**WHAT IS EXPECTED:**
The line holding "width=127,minimum height=39] (shig)" is the last one to output; start at the first line of the data, keep every line in between exactly, and leave out pictures.

+ + +

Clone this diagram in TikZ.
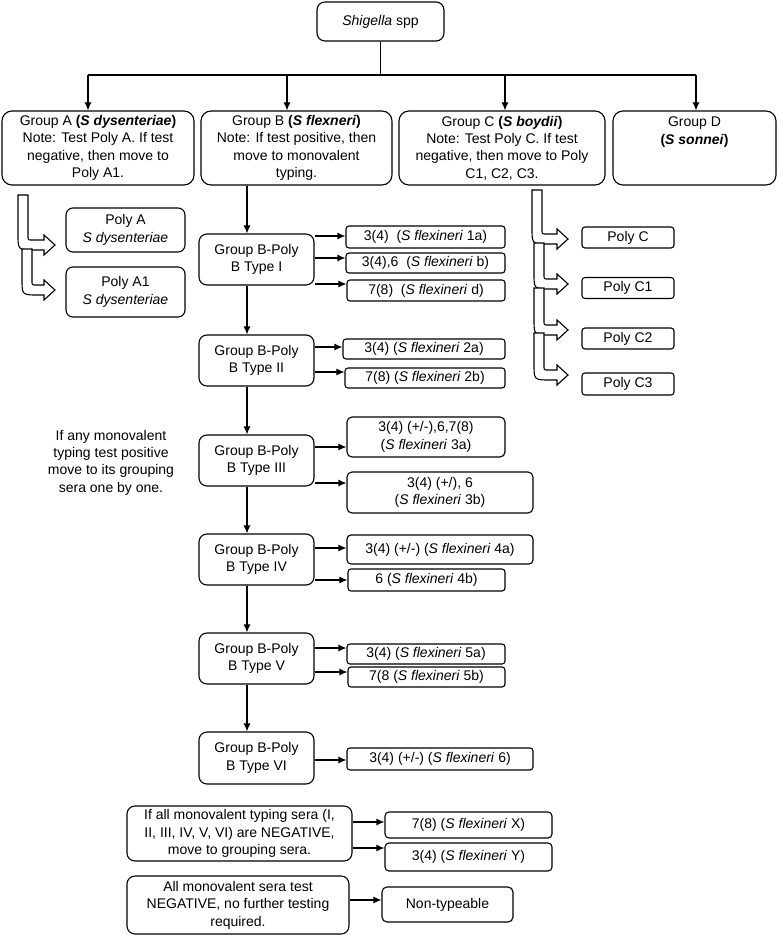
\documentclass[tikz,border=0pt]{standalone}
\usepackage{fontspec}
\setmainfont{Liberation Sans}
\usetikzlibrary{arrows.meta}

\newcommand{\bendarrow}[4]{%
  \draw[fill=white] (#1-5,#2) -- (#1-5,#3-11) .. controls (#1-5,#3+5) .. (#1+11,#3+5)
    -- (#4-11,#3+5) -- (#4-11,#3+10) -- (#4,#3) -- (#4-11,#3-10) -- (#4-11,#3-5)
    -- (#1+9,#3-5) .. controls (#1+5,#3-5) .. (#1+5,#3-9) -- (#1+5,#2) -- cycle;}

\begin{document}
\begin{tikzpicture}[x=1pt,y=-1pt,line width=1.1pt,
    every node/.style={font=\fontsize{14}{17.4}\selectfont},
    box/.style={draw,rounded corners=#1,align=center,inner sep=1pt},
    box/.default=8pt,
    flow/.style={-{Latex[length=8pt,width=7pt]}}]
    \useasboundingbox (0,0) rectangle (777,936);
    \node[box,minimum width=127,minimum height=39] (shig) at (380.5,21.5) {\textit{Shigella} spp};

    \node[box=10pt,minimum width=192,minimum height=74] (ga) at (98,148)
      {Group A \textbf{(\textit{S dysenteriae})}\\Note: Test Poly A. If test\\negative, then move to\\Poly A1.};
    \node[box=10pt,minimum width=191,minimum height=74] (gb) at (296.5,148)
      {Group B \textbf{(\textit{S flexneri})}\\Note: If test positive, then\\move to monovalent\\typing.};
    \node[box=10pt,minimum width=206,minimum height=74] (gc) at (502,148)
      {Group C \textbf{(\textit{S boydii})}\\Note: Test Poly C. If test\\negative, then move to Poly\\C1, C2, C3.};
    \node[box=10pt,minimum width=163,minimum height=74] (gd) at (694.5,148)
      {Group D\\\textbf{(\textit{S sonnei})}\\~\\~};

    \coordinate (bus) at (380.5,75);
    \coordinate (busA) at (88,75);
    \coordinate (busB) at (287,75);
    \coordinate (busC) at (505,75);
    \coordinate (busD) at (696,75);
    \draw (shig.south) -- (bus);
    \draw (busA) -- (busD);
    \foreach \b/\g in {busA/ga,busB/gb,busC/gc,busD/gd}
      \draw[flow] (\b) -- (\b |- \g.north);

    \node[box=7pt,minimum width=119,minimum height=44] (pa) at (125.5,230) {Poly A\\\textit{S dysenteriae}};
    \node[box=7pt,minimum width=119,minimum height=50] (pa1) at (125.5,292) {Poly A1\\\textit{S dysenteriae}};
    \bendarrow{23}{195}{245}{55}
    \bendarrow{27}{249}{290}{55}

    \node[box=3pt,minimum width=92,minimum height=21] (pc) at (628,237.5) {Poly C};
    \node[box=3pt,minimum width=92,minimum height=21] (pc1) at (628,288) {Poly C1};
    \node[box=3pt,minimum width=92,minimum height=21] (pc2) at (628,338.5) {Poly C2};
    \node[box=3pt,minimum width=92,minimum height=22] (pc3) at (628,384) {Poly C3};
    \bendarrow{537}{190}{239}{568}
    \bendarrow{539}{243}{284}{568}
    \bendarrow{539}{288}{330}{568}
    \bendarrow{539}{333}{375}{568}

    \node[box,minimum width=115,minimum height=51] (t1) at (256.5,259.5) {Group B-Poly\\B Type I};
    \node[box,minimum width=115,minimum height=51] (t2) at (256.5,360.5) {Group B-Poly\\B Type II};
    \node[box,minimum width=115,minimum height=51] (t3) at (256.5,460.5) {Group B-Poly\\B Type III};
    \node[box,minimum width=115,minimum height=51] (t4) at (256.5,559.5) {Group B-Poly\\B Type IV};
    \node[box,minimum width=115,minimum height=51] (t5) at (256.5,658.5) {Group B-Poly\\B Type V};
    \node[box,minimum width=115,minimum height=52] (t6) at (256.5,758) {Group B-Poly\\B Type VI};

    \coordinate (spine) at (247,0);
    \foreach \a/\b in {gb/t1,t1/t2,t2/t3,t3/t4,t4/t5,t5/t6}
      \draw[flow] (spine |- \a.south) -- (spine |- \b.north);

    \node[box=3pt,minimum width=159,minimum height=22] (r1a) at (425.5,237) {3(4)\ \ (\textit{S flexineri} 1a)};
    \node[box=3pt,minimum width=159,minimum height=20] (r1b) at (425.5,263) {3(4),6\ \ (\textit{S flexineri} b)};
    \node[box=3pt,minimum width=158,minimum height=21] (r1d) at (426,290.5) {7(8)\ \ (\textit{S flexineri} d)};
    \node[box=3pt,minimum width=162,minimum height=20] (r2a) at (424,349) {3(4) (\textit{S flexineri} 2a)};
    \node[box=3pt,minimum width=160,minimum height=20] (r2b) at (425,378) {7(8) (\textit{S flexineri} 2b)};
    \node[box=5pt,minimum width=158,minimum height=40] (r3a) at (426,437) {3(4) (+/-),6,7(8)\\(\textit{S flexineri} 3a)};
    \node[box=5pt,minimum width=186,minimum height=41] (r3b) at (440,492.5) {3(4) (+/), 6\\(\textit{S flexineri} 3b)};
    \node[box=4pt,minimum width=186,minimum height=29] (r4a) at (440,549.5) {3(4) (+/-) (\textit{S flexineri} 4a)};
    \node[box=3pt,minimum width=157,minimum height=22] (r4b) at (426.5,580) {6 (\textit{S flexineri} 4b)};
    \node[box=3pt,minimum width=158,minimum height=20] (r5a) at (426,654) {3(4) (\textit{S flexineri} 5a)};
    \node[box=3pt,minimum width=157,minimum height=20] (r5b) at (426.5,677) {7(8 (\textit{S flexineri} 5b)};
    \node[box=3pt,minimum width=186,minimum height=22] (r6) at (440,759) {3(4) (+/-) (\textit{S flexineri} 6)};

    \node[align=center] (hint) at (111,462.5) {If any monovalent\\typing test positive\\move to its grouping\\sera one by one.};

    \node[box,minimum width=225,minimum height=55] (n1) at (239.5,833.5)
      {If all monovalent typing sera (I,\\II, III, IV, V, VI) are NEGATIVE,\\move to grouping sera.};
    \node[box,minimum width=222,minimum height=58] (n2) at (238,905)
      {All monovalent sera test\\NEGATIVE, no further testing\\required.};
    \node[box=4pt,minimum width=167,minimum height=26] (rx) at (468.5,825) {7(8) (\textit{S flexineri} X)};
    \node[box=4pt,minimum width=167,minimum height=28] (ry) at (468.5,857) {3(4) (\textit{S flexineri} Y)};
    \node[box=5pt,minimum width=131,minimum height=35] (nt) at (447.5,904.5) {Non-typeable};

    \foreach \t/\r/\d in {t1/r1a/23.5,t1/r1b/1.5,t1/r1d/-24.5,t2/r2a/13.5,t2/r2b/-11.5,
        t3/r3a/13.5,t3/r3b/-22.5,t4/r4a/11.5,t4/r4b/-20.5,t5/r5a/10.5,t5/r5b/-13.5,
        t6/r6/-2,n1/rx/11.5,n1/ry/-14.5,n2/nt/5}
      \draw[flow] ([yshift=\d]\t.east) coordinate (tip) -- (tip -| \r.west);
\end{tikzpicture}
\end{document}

+ + +

**RIGHT ANSWER:**
Clone this diagram in TikZ.
\documentclass[tikz,border=0pt]{standalone}
\usepackage{fontspec}
\setmainfont{Liberation Sans}
\usetikzlibrary{arrows.meta}

\newcommand{\bendarrow}[4]{%
  \draw[fill=white] (#1-5,#2) -- (#1-5,#3-11) .. controls (#1-5,#3+5) .. (#1+11,#3+5)
    -- (#4-11,#3+5) -- (#4-11,#3+10) -- (#4,#3) -- (#4-11,#3-10) -- (#4-11,#3-5)
    -- (#1+9,#3-5) .. controls (#1+5,#3-5) .. (#1+5,#3-9) -- (#1+5,#2) -- cycle;}

\begin{document}
\begin{tikzpicture}[x=1pt,y=-1pt,line width=1.1pt,
    every node/.style={font=\fontsize{14}{17.4}\selectfont},
    box/.style={draw,rounded corners=#1,align=center,inner sep=1pt},
    box/.default=8pt,
    flow/.style={-{Latex[length=8pt,width=7pt]}}]
    \useasboundingbox (0,0) rectangle (777,936);
    \node[box,minimum width=127,minimum height=39] (shig) at (380.5,21.5) {\textit{Shigella} spp};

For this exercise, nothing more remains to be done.